= GOAL =
Read the listing and extract each line that includes the word "seaborn".
* Begin *
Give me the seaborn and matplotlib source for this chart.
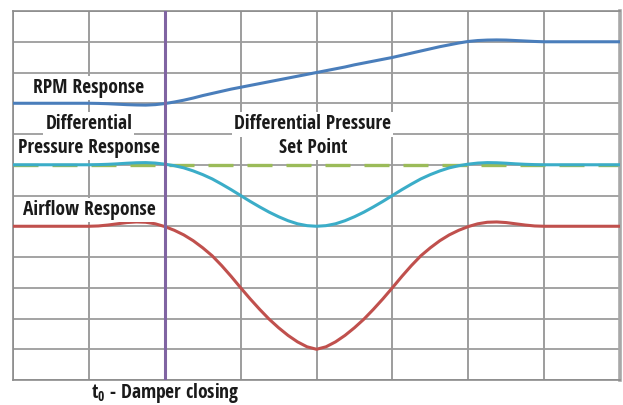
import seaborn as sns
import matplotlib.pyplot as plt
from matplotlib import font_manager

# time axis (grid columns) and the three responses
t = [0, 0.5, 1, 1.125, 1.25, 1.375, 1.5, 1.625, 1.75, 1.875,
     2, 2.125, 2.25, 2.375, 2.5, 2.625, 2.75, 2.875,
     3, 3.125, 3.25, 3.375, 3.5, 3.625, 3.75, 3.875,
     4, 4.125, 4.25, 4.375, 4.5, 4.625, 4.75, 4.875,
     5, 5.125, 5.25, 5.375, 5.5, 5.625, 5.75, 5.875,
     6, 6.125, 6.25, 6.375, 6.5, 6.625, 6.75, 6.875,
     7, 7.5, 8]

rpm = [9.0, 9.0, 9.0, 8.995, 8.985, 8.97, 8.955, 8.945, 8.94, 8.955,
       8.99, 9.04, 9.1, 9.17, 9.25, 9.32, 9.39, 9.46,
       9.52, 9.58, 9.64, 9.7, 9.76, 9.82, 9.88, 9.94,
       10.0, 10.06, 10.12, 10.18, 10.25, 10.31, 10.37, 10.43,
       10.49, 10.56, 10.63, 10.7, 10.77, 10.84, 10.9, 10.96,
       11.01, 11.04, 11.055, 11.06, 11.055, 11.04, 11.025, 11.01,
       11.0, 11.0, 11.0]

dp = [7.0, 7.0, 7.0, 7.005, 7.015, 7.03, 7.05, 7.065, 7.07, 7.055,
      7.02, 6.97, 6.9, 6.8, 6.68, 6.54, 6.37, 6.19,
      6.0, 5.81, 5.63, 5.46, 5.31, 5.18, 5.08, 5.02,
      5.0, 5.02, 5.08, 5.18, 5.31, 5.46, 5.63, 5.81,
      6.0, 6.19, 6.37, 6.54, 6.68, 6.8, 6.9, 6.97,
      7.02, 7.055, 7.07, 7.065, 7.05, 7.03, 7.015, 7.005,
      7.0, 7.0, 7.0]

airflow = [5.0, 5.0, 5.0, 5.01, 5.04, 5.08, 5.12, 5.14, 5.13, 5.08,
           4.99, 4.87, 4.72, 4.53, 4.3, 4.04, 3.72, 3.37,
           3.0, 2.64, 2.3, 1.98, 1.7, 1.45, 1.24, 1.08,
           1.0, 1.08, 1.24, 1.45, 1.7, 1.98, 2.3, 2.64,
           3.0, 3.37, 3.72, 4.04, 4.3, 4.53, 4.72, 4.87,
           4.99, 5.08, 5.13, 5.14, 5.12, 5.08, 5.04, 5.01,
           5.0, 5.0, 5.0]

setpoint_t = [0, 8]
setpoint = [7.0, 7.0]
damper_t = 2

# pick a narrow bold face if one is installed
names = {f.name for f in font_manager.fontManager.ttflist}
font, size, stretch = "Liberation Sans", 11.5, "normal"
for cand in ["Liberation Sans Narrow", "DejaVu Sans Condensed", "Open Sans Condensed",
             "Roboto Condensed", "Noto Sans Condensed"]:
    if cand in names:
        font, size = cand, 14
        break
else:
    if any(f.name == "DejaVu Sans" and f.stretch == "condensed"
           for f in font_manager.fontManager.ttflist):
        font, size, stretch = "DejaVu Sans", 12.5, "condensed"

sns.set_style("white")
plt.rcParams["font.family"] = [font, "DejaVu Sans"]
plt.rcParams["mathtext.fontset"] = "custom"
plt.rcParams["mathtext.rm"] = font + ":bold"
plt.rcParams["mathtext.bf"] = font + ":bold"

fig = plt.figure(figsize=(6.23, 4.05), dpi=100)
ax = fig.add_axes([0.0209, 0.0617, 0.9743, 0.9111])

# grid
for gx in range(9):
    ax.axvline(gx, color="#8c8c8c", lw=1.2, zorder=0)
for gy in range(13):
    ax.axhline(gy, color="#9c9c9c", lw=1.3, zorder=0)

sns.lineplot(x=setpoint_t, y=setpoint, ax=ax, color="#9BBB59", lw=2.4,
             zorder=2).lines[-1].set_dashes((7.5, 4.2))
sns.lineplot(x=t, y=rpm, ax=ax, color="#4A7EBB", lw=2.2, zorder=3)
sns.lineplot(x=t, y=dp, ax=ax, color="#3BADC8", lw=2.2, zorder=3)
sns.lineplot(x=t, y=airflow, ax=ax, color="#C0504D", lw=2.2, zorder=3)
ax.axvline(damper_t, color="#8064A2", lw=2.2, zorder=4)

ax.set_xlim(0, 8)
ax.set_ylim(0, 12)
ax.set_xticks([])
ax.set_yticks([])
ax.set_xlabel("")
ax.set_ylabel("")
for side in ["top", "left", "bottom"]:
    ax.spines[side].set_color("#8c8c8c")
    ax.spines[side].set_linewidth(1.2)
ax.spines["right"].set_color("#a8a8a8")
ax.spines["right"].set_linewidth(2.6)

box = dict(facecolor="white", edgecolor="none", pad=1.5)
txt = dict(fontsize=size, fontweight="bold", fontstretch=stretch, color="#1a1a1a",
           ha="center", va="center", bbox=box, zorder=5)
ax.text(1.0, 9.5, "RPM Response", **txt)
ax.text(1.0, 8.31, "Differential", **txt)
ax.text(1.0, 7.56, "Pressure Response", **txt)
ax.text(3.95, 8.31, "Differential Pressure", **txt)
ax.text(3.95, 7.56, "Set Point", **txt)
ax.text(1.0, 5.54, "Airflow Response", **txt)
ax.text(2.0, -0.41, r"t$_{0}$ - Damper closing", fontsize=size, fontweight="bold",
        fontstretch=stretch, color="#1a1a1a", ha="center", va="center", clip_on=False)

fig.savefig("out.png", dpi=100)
* End *
= EXPECTED ANSWER =
Give me the seaborn and matplotlib source for this chart.
import seaborn as sns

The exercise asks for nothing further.